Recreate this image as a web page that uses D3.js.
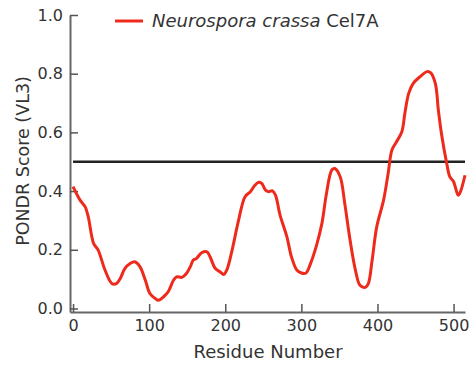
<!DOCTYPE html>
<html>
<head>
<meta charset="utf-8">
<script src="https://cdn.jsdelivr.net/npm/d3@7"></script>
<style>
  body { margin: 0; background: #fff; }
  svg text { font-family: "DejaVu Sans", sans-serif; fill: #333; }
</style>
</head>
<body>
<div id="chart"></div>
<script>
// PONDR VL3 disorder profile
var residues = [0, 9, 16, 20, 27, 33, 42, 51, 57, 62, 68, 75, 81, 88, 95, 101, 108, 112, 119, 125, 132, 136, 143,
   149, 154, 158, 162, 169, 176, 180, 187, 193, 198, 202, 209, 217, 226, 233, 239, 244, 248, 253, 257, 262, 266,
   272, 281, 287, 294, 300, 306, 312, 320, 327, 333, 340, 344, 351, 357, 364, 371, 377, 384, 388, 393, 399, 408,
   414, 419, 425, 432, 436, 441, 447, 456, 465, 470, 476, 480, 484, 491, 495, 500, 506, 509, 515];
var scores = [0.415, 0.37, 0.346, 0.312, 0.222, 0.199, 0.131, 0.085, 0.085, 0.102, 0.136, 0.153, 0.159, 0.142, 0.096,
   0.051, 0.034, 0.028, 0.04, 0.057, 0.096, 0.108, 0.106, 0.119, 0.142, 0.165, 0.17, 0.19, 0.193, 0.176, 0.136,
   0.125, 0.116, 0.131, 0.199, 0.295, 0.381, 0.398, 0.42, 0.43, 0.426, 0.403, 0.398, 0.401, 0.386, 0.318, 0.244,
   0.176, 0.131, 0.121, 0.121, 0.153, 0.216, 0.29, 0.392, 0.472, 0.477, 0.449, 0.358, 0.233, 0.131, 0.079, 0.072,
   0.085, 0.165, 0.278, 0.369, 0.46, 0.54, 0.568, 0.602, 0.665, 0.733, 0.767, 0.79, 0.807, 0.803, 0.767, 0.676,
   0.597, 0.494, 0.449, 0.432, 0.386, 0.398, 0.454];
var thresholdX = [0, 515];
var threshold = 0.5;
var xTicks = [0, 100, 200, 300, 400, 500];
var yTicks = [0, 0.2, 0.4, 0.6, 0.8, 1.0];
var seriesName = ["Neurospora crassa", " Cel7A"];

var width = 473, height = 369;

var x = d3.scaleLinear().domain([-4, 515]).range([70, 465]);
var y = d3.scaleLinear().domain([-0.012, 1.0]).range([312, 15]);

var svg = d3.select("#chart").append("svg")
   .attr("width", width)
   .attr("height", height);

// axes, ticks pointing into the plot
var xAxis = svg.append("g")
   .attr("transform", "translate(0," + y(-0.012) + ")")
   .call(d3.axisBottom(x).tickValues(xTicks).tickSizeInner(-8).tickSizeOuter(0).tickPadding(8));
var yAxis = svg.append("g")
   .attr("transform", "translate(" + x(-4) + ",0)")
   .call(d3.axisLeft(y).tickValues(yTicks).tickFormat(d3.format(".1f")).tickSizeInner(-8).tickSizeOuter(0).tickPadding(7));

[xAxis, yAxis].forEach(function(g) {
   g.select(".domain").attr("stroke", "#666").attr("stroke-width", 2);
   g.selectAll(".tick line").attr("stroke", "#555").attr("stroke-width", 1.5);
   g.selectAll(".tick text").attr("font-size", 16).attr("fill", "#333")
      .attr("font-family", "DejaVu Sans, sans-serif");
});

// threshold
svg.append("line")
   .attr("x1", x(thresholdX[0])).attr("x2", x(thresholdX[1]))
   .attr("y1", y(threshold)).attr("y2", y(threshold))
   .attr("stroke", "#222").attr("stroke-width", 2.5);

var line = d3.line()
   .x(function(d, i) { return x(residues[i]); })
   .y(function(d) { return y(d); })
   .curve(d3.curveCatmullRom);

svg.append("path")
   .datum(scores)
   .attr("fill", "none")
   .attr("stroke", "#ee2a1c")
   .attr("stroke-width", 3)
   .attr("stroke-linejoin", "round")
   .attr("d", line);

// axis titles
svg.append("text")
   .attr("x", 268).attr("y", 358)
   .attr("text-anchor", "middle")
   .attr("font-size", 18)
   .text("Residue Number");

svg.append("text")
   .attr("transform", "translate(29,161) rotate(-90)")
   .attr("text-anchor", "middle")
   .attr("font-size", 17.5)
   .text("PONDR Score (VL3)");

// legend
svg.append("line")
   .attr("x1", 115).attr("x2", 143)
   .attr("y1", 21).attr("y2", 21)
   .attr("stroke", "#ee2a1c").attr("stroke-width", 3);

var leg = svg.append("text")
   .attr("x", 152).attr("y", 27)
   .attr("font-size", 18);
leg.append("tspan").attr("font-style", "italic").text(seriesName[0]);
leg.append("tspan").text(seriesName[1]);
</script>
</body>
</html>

──────────

**Exercise aim**
Leave the pictures out, and print every line of the listing exactly as written.

**Problem solution**
Recreate this image as a web page that uses D3.js.
<!DOCTYPE html>
<html>
<head>
<meta charset="utf-8">
<script src="https://cdn.jsdelivr.net/npm/d3@7"></script>
<style>
  body { margin: 0; background: #fff; }
  svg text { font-family: "DejaVu Sans", sans-serif; fill: #333; }
</style>
</head>
<body>
<div id="chart"></div>
<script>
// PONDR VL3 disorder profile
var residues = [0, 9, 16, 20, 27, 33, 42, 51, 57, 62, 68, 75, 81, 88, 95, 101, 108, 112, 119, 125, 132, 136, 143,
   149, 154, 158, 162, 169, 176, 180, 187, 193, 198, 202, 209, 217, 226, 233, 239, 244, 248, 253, 257, 262, 266,
   272, 281, 287, 294, 300, 306, 312, 320, 327, 333, 340, 344, 351, 357, 364, 371, 377, 384, 388, 393, 399, 408,
   414, 419, 425, 432, 436, 441, 447, 456, 465, 470, 476, 480, 484, 491, 495, 500, 506, 509, 515];
var scores = [0.415, 0.37, 0.346, 0.312, 0.222, 0.199, 0.131, 0.085, 0.085, 0.102, 0.136, 0.153, 0.159, 0.142, 0.096,
   0.051, 0.034, 0.028, 0.04, 0.057, 0.096, 0.108, 0.106, 0.119, 0.142, 0.165, 0.17, 0.19, 0.193, 0.176, 0.136,
   0.125, 0.116, 0.131, 0.199, 0.295, 0.381, 0.398, 0.42, 0.43, 0.426, 0.403, 0.398, 0.401, 0.386, 0.318, 0.244,
   0.176, 0.131, 0.121, 0.121, 0.153, 0.216, 0.29, 0.392, 0.472, 0.477, 0.449, 0.358, 0.233, 0.131, 0.079, 0.072,
   0.085, 0.165, 0.278, 0.369, 0.46, 0.54, 0.568, 0.602, 0.665, 0.733, 0.767, 0.79, 0.807, 0.803, 0.767, 0.676,
   0.597, 0.494, 0.449, 0.432, 0.386, 0.398, 0.454];
var thresholdX = [0, 515];
var threshold = 0.5;
var xTicks = [0, 100, 200, 300, 400, 500];
var yTicks = [0, 0.2, 0.4, 0.6, 0.8, 1.0];
var seriesName = ["Neurospora crassa", " Cel7A"];

var width = 473, height = 369;

var x = d3.scaleLinear().domain([-4, 515]).range([70, 465]);
var y = d3.scaleLinear().domain([-0.012, 1.0]).range([312, 15]);

var svg = d3.select("#chart").append("svg")
   .attr("width", width)
   .attr("height", height);

// axes, ticks pointing into the plot
var xAxis = svg.append("g")
   .attr("transform", "translate(0," + y(-0.012) + ")")
   .call(d3.axisBottom(x).tickValues(xTicks).tickSizeInner(-8).tickSizeOuter(0).tickPadding(8));
var yAxis = svg.append("g")
   .attr("transform", "translate(" + x(-4) + ",0)")
   .call(d3.axisLeft(y).tickValues(yTicks).tickFormat(d3.format(".1f")).tickSizeInner(-8).tickSizeOuter(0).tickPadding(7));

[xAxis, yAxis].forEach(function(g) {
   g.select(".domain").attr("stroke", "#666").attr("stroke-width", 2);
   g.selectAll(".tick line").attr("stroke", "#555").attr("stroke-width", 1.5);
   g.selectAll(".tick text").attr("font-size", 16).attr("fill", "#333")
      .attr("font-family", "DejaVu Sans, sans-serif");
});

// threshold
svg.append("line")
   .attr("x1", x(thresholdX[0])).attr("x2", x(thresholdX[1]))
   .attr("y1", y(threshold)).attr("y2", y(threshold))
   .attr("stroke", "#222").attr("stroke-width", 2.5);

var line = d3.line()
   .x(function(d, i) { return x(residues[i]); })
   .y(function(d) { return y(d); })
   .curve(d3.curveCatmullRom);

svg.append("path")
   .datum(scores)
   .attr("fill", "none")
   .attr("stroke", "#ee2a1c")
   .attr("stroke-width", 3)
   .attr("stroke-linejoin", "round")
   .attr("d", line);

// axis titles
svg.append("text")
   .attr("x", 268).attr("y", 358)
   .attr("text-anchor", "middle")
   .attr("font-size", 18)
   .text("Residue Number");

svg.append("text")
   .attr("transform", "translate(29,161) rotate(-90)")
   .attr("text-anchor", "middle")
   .attr("font-size", 17.5)
   .text("PONDR Score (VL3)");

// legend
svg.append("line")
   .attr("x1", 115).attr("x2", 143)
   .attr("y1", 21).attr("y2", 21)
   .attr("stroke", "#ee2a1c").attr("stroke-width", 3);

var leg = svg.append("text")
   .attr("x", 152).attr("y", 27)
   .attr("font-size", 18);
leg.append("tspan").attr("font-style", "italic").text(seriesName[0]);
leg.append("tspan").text(seriesName[1]);
</script>
</body>
</html>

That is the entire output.